The research was led by the German Cancer Research Center (DKFZ) and is part of the Pan-Cancer Analysis of Whole Genomes (PCAWG), a consortium of more than 1,300 researchers who have teamed up to establish which genetic mutations or patterns of DNA mutations play a role in several types of tumours. It is an initiative launched by the International Cancer Genome Consortium (ICGC).

For this meta-analysis, they carried out a comprehensive bioinformatic analysis of the sequencing data of more than 2,600 tumour genomes from 38 different types of cancer.

The team discovered traces of 23 different virus types in 356 cancer patients. And as expected, the known viral drivers of tumour initiation and growth were the most common.

The genome of Epstein-Barr viruses (EBV), which are known to cause a number of different types of cancer (particularly lymphoma, stomach cancer and nasopharyngeal cancer), was found in 5.5 per cent of the cancer genomes investigated. Hepatitis B virus (HBV) DNA was found in 62 of the 330 cases of liver cancer.

The team found human papillomaviruses, most commonly HPV16, in 19 of 20 cervical cancers cases and in 18 of 57 head and neck tumours.

Dr Brewer said: “We found that the presence of HPV is mutually exclusive to some of the important changes seen in head and neck cancer, which means that the HPV virus can help the cancer develop without additional changes to its genome.”
The team also ruled out a connection between some viruses, including adenoviruses and baculoviruses, and cancer.

In a few cases, the team found other viruses already known to cause cancer, such as a retrovirus in kidney carcinoma. Other pathogens were occasionally found in tumours of the tissue type that they normally infect, such as cytomegaloviruses in gastric cancer.

In some of the tumours linked to HPV and EBV, the researchers observed that the characteristic driver mutations that the cells of these cancer types normally depend on for growth were missing. The presence of the virus presumably supports malignant cell degeneration through other factors.

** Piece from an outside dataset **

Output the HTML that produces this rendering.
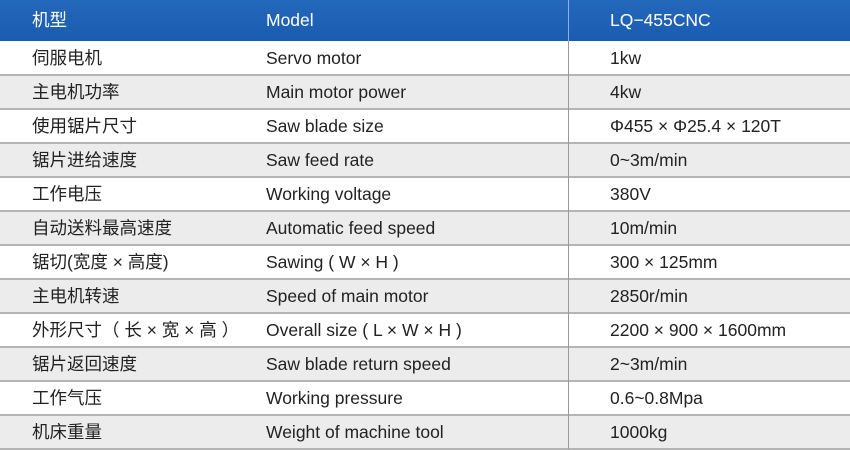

Viral integration into the host genome was found as the most important mechanism that leads to mutations caused by viruses, particularly HVB and papillomaviruses.

Dr Brewer said: “We also found that the presence of a virus in a tumour is associated with a pattern of changes in the genome that has been associated with faulty DNA damage repair mechanisms in the human cell. This suggests a role of impaired antiviral defence as driving force in cervical, bladder and head-and-neck carcinoma.”

Prof Peter Lichter from the German Cancer Research Center (DKFZ) said: “When analyzing the whole cancer genome, we discovered traces of viruses in considerably more tumours than in earlier studies that were based on investigating the RNA only. Nevertheless, we were not able to confirm the common speculation that other, as yet unknown viruses are associated with cancer.

“However, in many cases we now have a clearer idea of how the pathogens cause malignant mutations in cells.”

The research was funded in the UK by the Bob Champion Cancer Trust, Cancer Research UK, the Dallaglio Foundation, The Masonic Charitable Foundation, The King Family and the Stephen Hargrave Trust.
‘The landscape of viral associations in human cancers’ was published in the journal Nature Genetics on February 5, 2020.